(Aim): Identify the lines containing the word "that". Copy each one.

(Data records):
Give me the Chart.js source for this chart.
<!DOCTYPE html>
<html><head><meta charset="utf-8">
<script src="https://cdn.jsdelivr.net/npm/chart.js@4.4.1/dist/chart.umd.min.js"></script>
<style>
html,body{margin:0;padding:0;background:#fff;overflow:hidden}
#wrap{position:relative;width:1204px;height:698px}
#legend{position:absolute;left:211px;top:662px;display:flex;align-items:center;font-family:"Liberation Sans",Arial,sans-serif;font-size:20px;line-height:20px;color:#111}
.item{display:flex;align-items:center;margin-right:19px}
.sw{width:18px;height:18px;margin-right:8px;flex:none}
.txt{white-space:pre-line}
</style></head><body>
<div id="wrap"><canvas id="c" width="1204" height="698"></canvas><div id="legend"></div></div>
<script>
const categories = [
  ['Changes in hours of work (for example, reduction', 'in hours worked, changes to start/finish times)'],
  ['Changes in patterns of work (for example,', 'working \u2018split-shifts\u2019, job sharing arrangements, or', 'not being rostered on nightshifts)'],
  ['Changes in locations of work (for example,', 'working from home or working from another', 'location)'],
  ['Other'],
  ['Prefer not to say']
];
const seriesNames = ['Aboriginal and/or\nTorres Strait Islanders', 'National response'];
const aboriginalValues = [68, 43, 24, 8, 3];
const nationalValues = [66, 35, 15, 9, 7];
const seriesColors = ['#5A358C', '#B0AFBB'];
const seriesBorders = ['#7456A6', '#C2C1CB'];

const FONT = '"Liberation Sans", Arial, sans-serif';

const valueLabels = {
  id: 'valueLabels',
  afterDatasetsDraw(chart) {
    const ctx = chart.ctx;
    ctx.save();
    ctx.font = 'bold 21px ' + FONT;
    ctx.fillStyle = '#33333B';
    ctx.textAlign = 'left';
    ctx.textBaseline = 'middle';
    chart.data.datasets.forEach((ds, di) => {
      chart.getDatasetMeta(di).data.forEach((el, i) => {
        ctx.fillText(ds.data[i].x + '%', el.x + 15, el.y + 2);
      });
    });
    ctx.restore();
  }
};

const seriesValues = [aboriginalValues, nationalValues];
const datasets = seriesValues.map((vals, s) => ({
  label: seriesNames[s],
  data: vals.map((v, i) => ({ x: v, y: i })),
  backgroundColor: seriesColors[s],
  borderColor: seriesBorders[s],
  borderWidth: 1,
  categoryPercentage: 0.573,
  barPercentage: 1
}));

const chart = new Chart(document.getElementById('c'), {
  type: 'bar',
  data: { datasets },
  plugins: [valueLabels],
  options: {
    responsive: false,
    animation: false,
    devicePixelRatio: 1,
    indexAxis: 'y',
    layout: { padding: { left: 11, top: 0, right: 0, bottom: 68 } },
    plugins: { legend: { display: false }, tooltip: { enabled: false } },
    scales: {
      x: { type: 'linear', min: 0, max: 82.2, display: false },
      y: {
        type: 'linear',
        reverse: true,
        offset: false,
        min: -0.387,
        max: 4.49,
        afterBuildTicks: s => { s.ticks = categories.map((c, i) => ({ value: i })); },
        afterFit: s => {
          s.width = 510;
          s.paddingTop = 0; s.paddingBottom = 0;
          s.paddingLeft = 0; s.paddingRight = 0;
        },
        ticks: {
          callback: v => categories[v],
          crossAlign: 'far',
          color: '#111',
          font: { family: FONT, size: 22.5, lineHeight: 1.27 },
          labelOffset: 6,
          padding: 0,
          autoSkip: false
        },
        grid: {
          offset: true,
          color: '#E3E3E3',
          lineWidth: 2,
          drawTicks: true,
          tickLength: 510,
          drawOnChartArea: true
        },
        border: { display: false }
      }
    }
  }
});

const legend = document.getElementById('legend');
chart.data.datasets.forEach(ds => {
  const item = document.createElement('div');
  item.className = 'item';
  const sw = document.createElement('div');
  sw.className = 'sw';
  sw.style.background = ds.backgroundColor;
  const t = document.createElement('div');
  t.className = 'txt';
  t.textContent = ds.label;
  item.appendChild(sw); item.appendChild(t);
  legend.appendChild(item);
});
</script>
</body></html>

* * *

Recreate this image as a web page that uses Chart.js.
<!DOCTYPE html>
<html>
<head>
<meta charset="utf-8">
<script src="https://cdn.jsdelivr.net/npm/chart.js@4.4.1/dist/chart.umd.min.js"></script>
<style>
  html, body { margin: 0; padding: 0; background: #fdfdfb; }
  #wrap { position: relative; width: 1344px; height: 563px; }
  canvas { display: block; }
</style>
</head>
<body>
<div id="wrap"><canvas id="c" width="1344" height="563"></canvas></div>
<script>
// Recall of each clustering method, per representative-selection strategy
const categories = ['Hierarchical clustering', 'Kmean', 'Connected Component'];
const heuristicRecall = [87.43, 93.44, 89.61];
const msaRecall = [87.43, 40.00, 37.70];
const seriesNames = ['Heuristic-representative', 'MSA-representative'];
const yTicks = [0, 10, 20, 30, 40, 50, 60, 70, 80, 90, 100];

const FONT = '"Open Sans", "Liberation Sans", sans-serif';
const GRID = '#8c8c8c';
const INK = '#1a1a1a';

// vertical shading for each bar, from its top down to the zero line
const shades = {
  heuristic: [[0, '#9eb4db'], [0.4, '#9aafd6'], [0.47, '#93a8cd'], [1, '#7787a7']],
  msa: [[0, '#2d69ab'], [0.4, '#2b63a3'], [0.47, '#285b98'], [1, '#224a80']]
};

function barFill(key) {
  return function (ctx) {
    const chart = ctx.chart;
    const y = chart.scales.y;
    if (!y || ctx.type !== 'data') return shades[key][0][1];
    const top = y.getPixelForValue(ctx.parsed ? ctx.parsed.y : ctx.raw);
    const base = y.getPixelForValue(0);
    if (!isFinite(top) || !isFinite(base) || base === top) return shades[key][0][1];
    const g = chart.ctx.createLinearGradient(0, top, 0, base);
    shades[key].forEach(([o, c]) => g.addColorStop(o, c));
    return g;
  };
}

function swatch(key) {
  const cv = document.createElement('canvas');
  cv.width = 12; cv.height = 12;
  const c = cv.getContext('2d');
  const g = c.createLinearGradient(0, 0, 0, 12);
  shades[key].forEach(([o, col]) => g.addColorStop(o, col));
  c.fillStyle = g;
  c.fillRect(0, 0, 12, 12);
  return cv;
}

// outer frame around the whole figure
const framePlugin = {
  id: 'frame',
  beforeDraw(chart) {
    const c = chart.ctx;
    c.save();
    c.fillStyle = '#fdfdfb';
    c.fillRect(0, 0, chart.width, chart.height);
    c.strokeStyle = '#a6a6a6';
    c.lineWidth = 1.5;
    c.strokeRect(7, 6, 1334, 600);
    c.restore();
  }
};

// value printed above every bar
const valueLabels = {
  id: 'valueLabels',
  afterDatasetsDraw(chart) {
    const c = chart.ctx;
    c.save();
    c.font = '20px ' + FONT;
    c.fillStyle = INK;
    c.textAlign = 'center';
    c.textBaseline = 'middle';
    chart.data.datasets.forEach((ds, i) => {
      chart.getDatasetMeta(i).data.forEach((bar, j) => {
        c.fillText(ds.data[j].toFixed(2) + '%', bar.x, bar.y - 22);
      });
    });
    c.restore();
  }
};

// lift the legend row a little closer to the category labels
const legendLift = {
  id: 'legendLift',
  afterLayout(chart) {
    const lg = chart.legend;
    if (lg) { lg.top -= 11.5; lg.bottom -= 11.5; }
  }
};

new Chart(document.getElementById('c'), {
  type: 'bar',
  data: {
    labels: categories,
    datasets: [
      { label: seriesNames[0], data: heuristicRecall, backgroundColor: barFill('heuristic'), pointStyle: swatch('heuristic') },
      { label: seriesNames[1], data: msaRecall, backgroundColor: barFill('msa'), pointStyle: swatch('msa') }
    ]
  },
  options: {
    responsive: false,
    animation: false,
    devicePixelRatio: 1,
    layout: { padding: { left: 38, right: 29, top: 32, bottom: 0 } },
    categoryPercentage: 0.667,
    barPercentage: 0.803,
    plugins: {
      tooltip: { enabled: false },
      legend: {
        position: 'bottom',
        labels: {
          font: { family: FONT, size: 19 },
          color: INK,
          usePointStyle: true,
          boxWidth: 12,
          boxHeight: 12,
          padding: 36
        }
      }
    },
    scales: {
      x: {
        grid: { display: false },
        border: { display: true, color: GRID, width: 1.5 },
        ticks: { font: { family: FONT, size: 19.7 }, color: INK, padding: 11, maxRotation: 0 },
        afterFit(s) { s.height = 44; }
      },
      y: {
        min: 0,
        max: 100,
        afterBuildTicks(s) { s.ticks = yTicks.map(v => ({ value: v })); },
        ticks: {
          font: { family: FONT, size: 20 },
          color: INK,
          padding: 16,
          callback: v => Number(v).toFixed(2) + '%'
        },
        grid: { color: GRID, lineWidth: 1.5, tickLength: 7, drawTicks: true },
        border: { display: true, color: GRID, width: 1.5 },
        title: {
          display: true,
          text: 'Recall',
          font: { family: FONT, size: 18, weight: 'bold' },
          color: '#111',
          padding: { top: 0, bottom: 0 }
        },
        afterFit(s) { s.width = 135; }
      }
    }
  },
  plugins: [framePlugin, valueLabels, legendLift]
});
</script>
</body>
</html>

==

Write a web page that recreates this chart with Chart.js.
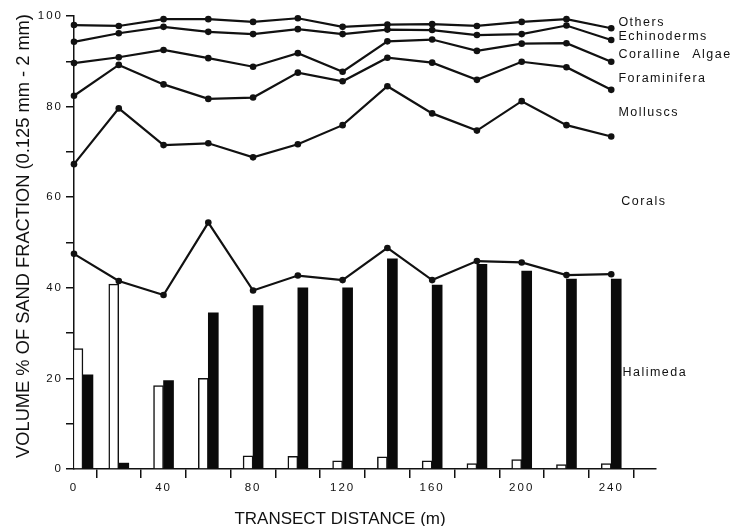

(Exercise solution):
Recreate this image as a web page that uses Chart.js.
Write a web page that recreates this chart with Chart.js.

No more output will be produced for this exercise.